How to lower scf.for to run on gpu with mlir-cude-runner

Hi all,

I want to run the ‘’‘scf.parallel’‘’ loop on gpu with mlir-cuda-runner. Can any one give me help on how to lower “scf.parallel” to run with mlir-cuda-runner? The following is an example of the code:

%0 = alloc() : memref<10000xi32>
// initialization for %0 omitted
%1 = alloc() : memref<10000xi32>
%c0 = constant 0 : index
%c10000 = constant 10000 : index
%c1 = constant 1 : index
scf.parallel (%arg0) = (%c0) to (%c10000) step (%c1) {
    %2 = load %0[%arg0] : memref<10000xi32>
    %castarg = index_cast %arg0 : index to i32
    %3 = addi %2, %castarg : i32
    store %3, %1[%arg0] : memref<10000xi32>

Thank you in advance!

You first need to put mapping annotations onto the parallel loop to identify which iteration dimension is mapped to the available gpu resources (thread/block x/y/z).

There is a greedy pass that does this for you, see mlir/include/mlir/Dialect/GPU/ParallelLoopMapper.h for details. It is not exposed as a pass you can run via a textual pipeline at the moment but you could add it to the file.

Once you have annotations, you can use mlir-opt -convert-parallel-loops-to-gpu to lower this to gpu code. See mlir/test/Conversion/SCFToGPU/parallel_loop.mlir for an example.

Thank you so much for your reply. Another question, do we need to use convert-gpu-to-nvvm is we run on cude gpu?

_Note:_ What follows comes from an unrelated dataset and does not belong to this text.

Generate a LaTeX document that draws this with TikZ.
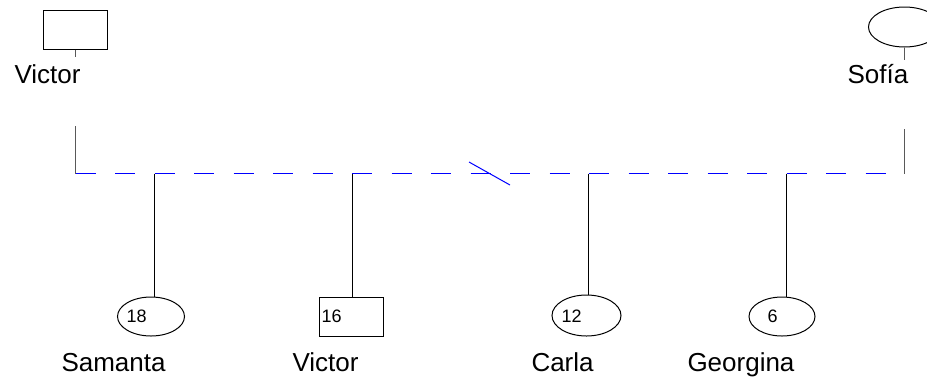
\documentclass[tikz,border=0pt]{standalone}
\usepackage{fontspec}
\setmainfont{Liberation Sans}
\usetikzlibrary{shapes.geometric}
\definecolor{coupleblue}{RGB}{0,0,255}
\begin{document}
\begin{tikzpicture}[x=1pt, y=-1pt, line width=1pt,
	male/.style = {draw, rectangle, minimum width=64pt, minimum height=39pt, inner sep=0pt},
	female/.style = {draw, ellipse, minimum width=67pt, minimum height=39pt, inner sep=0pt},
	person/.style = {anchor=base west, inner sep=0pt, font=\fontsize{26}{30}\selectfont},
	years/.style = {anchor=west, inner sep=0pt, font=\fontsize{18}{21}\selectfont},
	stub/.style = {draw=black!65},
	coupleline/.style = {draw=coupleblue, line width=1.2pt}]
			\useasboundingbox (0,0) rectangle (927,376);
			% parents
			\node[male] (1) at (75.5,29.5) {};
			\node[person] (1n) at (14,83) {Victor};
			\node[female, minimum width=72pt, minimum height=40pt] (2) at (904.5,27) {};
			\node[person] (2n) at (847,83) {Sofía};
			\coordinate (1s) at (75.5,57);
			\coordinate (2s) at (904.5,60);
			\coordinate (1d) at (75.5,126);
			\coordinate (2d) at (904.5,129);
			\coordinate (1j) at (75.5,173.5);
			\coordinate (2j) at (904.5,173.5);
			% children
			\node[female] (3) at (151,316.5) {};
			\node[years] (3a) at (126,316.5) {18};
			\node[person] (3n) at (61,371) {Samanta};
			\node[male] (4) at (351.5,316.5) {};
			\node[years] (4a) at (321,316.5) {16};
			\node[person] (4n) at (292,371) {Victor};
			\node[female, minimum width=69pt, minimum height=41pt] (5) at (586.5,315.5) {};
			\node[years] (5a) at (561,316.5) {12};
			\node[person] (5n) at (531,371) {Carla};
			\node[female, minimum width=66pt] (6) at (782,316.5) {};
			\node[years] (6a) at (767,316.5) {6};
			\node[person] (6n) at (687,371) {Georgina};
			\coordinate (3j) at (154.5,173.5);
			\coordinate (4j) at (352.5,173.5);
			\coordinate (5j) at (588.5,173.5);
			\coordinate (6j) at (786.5,173.5);
			% separation mark
			\coordinate (b1) at (469,162);
			\coordinate (b2) at (510,185);
			\draw[stub] (1.south) -- (1s);
			\draw[stub] (2.south) -- (2s);
			\draw[stub] (1d) -- (1j);
			\draw[stub] (2d) -- (2j);
			% couple line, one dash at a time
			\foreach \k in {0,...,20}
				\path[coupleline] (1j) ++(39.5*\k,0) -- ++(20,0);
			\draw[coupleblue] (b1) -- (b2);
			\draw (3j) -- (3j |- 3.north);
			\draw (4j) -- (4j |- 4.north);
			\draw (5j) -- (5j |- 5.north);
			\draw (6j) -- (6j |- 6.north);
		\end{tikzpicture}
\end{document}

If you want to use the cuda runner, you can have a look at mlir/test/mlir-cuda-runner/all-reduce-xor.mlir for an example of how to invoke it. It will lower the gpu dialect correctly for you.

If you want to build your own pipeline then you would have to lower gpu to nvvm for cuda (that handles the device side) and also lower gpu to cuda (which handles the host side).

Thank you so much for your reply.

Lower gpu to nvvm has the pass -convert-gpu-to-nvvm. Does lower gpu to cuda also has the pass? I didn’t find it in mlir-opt --help or mlir-cuda-runner --help. Is there any suggestion on this? Thank you so much!

I missed your reply, so this comes a bit late. But for documentation’s sake: That pass is called --gpu-to-llvm as it lowers the gpu dialect to llvm with runtime calls.

The naming is not ideal and this probably should be cleaned up.